Aristocrat Group Corp (OTCMKTS:ASCC)’s New Report Brings More Ups and Downs
Aristocrat Group Corp (OTCMKTS:ASCC) lost around 20% of their value during yesterday’s session on a total trading volume of around 767 thousand shares. That’s nothing new and it isn’t even as dramatic as the session on June 5 when the losses were over 46% and the volume amounted to more than 2.5 million shares. What is surprising is the fact that between these two rather scary drops ASCC were actually showing something of an upward trend.
We’ve written a fair few times about them and our first article came out on February 7 when ASCC‘s stock was traded around $0.84 per share. There was a paid pump and, predictably, just two sessions later, the ticker was hovering around $0.60.
Then there was some more promotional coverage in April and the movement this time wasn’t as sharp or as dramatic… until April 23 came when ASCC registered three red sessions in a row and lost 36%.
Then the pumpers kept quiet for about a month or so and just when we thought that they had forgotten about the ultra-premium vodka manufacturer with a virtual office, they mentioned ASCC again in an email at the start of June. This time the pump was a bit more expensive and the newsletters were a bit more persistent sending email after email telling us how much potential the ticker has. This did have an effect on the stock and it pushed it in the right direction… briefly. On June 3 and June 4 ASCC jumped from $0.335 per share all the way up to $0.62. On June 5, however, it all came crashing down when a total of 46% were wiped out in a single session.
Having all that in mind, we thought that the only thing that could lift the ticker off the bottom of the charts is a paid pump, but we turned out to be wrong. ASCC have been quite persistent with their press releases and they come on the news every other week telling us that the US vodka market is worth billions upon billions of dollars and they try desperately to persuade us that they are somehow going to capture a part of it. Predictably, we’re not convinced (we’ll get to that in a minute), but ASCC have still managed to push the ticker up by announcing a new distribution strategy and by telling us that people drink a lot of beer in Texas (taken directly from today’s press release).

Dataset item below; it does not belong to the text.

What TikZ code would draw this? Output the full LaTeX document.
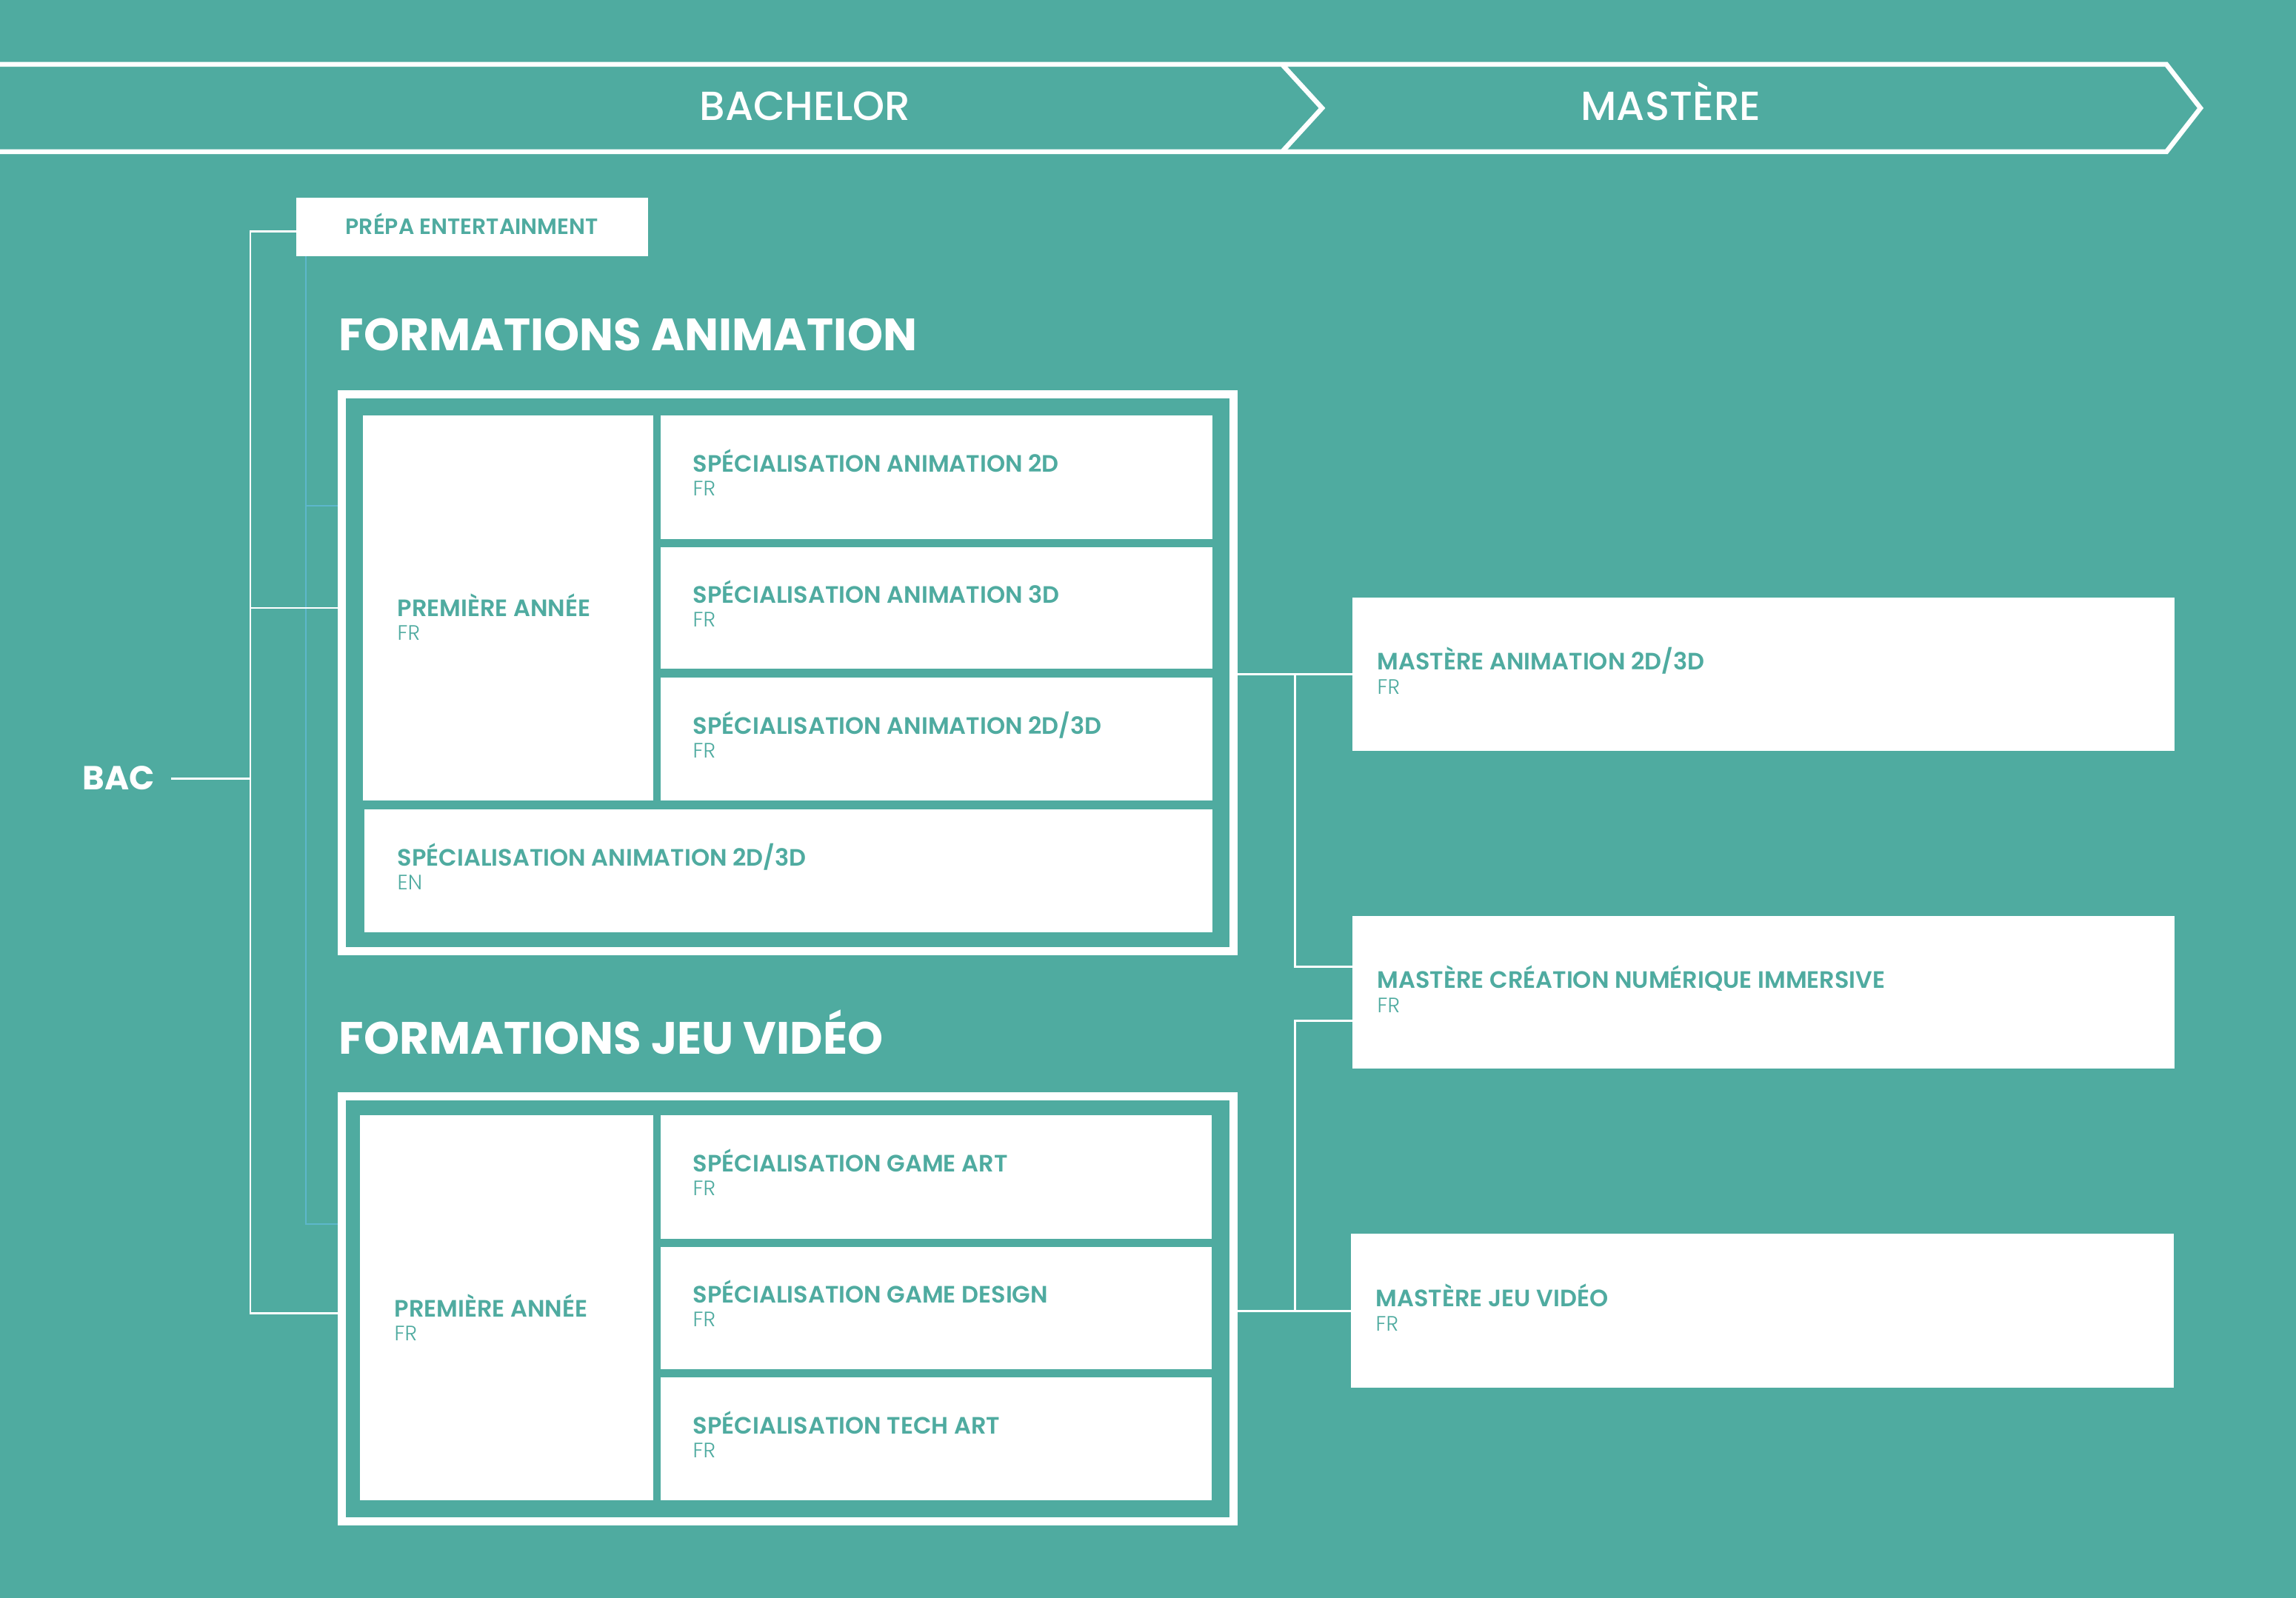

The artificial hype however was not the only thing that pushed the price up during the last couple of days. Traders were quite eager to see the new quarterly report for the three months that ended on April 30 and, after a short delay, it was published on June 19. The session ended with nearly 10% in gains and we’re not sure why. Indeed, when compared to the statements from the previous periods, it does look better, but ASCC is still in quite a financial mess. Here are the most important figures:
- cash: $112 thousand
- current assets: $141 thousand
- current liabilities: $338 thousand
- no revenue
- quarterly net loss: $363 thousand
Looking at these financials, you’re probably wondering why we’re being so pessimistic about ASCC. After all, there are many other small cap ventures who are struggling financially and you might say that the companies that are now big have also had to battle working capital deficits at one point in the past.
The reason for our skepticism actually lies in a different place. The pumping action over the last couple of months has been so intense that the possibilities of ASCC losing all credibility among investors is very real. In many ways this particular ticker reminds us of Creative Edge Nutrition Inc (OTCMKTS:FITX) (who currently have a new campaign running for them) and you can see from the chart on the right that in a matter of two and a half months they have managed to wipe out a total of 84%.
The other thing that disturbs us is discussed in details in some of our previous articles, if you read through them, you will see that ASCC‘s CEO, Mr. Robert Federowicz is (or was) involved with a number of shady penny stocks like Quantum Int. Corp (OTCMKTS:QUAN), OBJ Enterprises, Inc. f/k/a Obscene Jeans Corp. (OTCBB:OBJE) and Emerging Health Sol. (OTCMKTS:EHSI), among others.
If you’re still not convinced, we would urge you to do your own due diligence and a thorough research before making any decisions that could cost you dearly.